La democracia se ve de otro modo, digamos, menos entusiástico, si su funcionamiento exige a un ciudadano, que ya no está para gaitas, pasar dieciséis horas de su preciado y fugaz tiempo, sin descanso ni más pitanza que la pueda pillar al albur de circunstancias tan adversas, aposentado en una silla escolar ante una mesa con dos urnas. El aludido no negará que en algún momento de la guardia no añorara la tiranía, que hace prescindibles estos esfuerzos, ni que no se recreara en la idea de un terrorista suicida que entra en el colegio electoral y vuela consigo las urnas, las papeletas de votos y a los mostrencos que custodian el tinglado. Pero la democracia rehúye la épica y el guardían hubo de ocupar la cabeza en la procesión que pasaba ante su mesa. En primer término, los apoderados de los partidos que huroneaban por el recinto como quien explora un territorio de caza, cada uno con sus tarjetas colgantes del cuello y un atavío indumentario característico de la fuerza a la que representan: orondos y maduros, como el conserje de una finca, los de la derecha que ganará la elecciones en esta circunscripción; estudiantillos y oficinistas los socialistas, la segunda fuerza de la provincia; informales como quien no tiene oficio ni beneficio los podemitas, que obtendrán un escaño; como jipis pasados de época los así llamados abertzales, y, por último, los más intimidantes, hombres en la cuarentena, altos y cuadrados, ataviados de verde cazador, los de la nueva extrema derecha. El guardián cruza los dedos y confía en que ninguno de estos tipos sea un tocapelotas que le complique la tarea por cualquier nimiedad que pueda ocurrir en las próximas horas.

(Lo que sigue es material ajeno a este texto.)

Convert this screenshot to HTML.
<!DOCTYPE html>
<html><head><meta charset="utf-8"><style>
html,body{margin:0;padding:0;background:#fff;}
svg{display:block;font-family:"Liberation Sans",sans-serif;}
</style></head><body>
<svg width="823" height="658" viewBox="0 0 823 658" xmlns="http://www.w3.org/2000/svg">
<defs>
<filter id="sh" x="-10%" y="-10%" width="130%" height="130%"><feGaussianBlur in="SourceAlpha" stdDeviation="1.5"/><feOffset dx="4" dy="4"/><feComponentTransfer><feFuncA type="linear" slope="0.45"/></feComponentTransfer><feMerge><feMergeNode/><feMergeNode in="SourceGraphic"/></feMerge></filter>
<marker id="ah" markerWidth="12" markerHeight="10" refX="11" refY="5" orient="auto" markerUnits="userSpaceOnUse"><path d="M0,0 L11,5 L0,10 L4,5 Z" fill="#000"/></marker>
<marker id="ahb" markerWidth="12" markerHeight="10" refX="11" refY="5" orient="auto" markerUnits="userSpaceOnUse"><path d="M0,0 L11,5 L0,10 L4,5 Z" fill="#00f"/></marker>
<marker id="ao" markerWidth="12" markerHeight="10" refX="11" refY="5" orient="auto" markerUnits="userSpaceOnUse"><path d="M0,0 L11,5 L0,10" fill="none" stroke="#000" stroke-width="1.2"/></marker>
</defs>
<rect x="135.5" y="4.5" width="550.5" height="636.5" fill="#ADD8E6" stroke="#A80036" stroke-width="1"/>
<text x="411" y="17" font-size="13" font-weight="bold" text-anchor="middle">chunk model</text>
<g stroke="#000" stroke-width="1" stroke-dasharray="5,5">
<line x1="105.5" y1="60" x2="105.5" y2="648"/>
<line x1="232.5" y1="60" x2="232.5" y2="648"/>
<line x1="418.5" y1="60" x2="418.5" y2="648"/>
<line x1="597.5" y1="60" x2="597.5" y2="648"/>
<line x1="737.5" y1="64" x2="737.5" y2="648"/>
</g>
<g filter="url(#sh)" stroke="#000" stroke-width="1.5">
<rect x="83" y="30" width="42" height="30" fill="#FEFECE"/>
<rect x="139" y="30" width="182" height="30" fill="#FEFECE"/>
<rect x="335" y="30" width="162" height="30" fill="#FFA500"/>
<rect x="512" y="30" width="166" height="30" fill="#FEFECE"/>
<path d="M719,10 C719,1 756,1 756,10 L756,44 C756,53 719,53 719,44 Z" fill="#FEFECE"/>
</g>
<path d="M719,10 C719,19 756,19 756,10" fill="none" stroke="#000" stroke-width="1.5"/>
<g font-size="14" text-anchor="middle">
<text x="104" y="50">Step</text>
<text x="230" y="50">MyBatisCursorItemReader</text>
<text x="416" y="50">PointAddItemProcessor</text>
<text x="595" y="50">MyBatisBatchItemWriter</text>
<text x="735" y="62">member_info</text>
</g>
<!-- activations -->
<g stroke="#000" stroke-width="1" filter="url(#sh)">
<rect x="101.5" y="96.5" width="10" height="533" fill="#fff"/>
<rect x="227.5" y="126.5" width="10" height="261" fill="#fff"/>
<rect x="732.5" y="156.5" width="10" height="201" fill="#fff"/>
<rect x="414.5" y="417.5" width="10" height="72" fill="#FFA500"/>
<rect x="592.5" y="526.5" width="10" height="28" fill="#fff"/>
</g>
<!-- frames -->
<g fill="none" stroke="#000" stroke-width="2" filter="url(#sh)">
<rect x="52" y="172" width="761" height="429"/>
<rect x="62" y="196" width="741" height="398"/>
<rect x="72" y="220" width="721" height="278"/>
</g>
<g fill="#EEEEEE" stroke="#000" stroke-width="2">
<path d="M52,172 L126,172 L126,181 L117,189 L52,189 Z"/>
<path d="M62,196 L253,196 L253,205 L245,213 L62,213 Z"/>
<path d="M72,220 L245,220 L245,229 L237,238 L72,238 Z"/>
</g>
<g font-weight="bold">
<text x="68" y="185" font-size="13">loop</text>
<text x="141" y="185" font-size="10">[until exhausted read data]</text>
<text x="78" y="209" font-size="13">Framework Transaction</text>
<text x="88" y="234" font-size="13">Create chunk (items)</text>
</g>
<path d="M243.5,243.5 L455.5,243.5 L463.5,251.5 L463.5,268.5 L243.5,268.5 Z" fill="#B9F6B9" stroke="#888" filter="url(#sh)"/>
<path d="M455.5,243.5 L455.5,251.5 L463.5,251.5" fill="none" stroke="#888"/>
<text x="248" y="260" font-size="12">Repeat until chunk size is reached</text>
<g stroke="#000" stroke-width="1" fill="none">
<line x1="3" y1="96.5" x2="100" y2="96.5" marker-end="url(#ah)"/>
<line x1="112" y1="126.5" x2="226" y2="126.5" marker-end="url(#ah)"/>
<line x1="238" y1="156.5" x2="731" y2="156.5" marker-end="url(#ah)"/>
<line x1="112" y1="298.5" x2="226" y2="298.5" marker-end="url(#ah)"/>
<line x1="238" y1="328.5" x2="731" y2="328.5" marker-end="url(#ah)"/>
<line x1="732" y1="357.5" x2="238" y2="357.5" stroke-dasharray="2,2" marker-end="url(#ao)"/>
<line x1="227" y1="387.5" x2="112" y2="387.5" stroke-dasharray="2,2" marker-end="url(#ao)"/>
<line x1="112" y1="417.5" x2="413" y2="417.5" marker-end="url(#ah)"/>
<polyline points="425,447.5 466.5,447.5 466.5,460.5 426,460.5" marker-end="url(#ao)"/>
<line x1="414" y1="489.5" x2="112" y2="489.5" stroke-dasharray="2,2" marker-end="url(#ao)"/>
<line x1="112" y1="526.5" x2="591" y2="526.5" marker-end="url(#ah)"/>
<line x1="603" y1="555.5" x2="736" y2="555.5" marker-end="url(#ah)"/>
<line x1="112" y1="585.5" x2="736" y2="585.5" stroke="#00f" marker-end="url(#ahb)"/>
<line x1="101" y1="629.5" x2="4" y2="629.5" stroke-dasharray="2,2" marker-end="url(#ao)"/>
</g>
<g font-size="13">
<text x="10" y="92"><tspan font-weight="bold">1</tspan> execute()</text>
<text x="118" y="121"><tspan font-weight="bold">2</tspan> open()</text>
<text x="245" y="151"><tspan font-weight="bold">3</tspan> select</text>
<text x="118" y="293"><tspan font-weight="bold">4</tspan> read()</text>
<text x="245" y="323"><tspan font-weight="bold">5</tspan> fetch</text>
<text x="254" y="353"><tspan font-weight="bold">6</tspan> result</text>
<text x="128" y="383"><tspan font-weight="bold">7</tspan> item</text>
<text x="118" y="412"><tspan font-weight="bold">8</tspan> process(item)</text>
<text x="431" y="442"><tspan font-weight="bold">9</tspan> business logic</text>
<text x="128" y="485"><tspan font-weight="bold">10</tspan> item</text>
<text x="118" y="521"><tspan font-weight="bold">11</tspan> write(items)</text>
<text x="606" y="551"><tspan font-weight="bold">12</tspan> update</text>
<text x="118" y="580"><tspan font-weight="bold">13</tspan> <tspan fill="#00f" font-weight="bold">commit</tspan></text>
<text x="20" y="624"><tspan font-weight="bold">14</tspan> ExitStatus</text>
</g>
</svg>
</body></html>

El colegio electoral se ubica en un barrio de clase media bienestante, levantado en los años cuarenta del pasado siglo, y los electores constituyen dos grupos bien definidos: una mayoritaria población oriunda, atrozmente avejentada, y una minoría de inmigrantes peruanos y ecuatorianos, recién afincados. Los indígenas tienen experiencia en lides electorales y saben bien a quién deben votar, así que, a pesar de la edad, realizan el trámite con rapidez y cortesía, que algunos vecinos la llevan hasta la condescendencia y se despiden del guardián con una sonrisa aviesa y un cordial que sea leve el día. La novedad de este grupo se deriva de la reciente ley que permite votar sin restricciones por razones de discapacidad y algunos son llevados a la urna como parte de la terapia, con la conciencia extraviada en los pasadizos de la desmemoria o de la demencia, lo que da un toque de verismo y ternura a una operación de por sí árida y abstracta. Mira, esto es para elegir a los que nos representan, le dice la hija a su anciano padre que le mira con la cara inmovilizada en una mueca de asombro. No tenía ni idea, alcanza a decir el elector mientras su acompañante le lleva la mano armada con el voto hacia la ranura de la urna. A su turno, los inmigrantes adoptan una actitud entusiasta ante su derecho de electores. Acuden con el deeneí recién adquirido y lo dejan sobre la mesa con gesto ufano de quien ha conseguido una medalla olímpica. ¿Va usted a votar?, pregunta el guardián, entonces necesitará una papeleta, las tiene sobre esa mesa y ahí hay una cabina que puede utilizar, etcétera. El elector pone cara de haber descubierto que el nuevo mundo recién conquistado es más ancho que lo que imaginaba; lo explora cuidadosamente y vuelve al rato con sus papeletas para cumplir el trámite.
Terminado el horario electoral sobreviene la tarea frenética de contar los votos, redactar las actas y urdir un papeleo kafkiano para diversas instancias con autoridad sobre el proceso. La operación se realiza a toda velocidad, en parte para sobrellevar la fatiga y el nerviosismo acumulado. Las miles de horas ocupadas por miles de operarios de toda clase quedan reducidas a un pequeño conjunto de guarismos que el guardián lleva debidamente sellados a las oficinas de la junta electoral en un transporte policial y son pasadas las doce de la noche cuando el viejo regresa a casa, se sirve una pieza de fruta y un yogur a modo de improbable cena y enciende el televisor. Ahí están el espástico don Ferreras en lasexta y la delicadísima, casi transparente, doña Blanco en launo pastoreando a sendas traíllas de comentaristas que peroran sobre los resultados electorales. Las elecciones se hacen para proveer de contenidos a la industria del espectáculo, piensa el viejo hasta que, espera un momento, si ha entregado los resultados de una mesa de uno de los trescientos y pico colegios que hay en la remota provincia hace menos media hora, ¿cómo es posible que la tele anuncie los resultados de todo el país contabilizados al noventa y nueve por ciento? ¿Qué relación hay entre lo que le ha tenido ocupado todo el día y lo que cuenta la tele? ¿Y si es todo mentira? Luego se va a la cama. Mañana será otro día.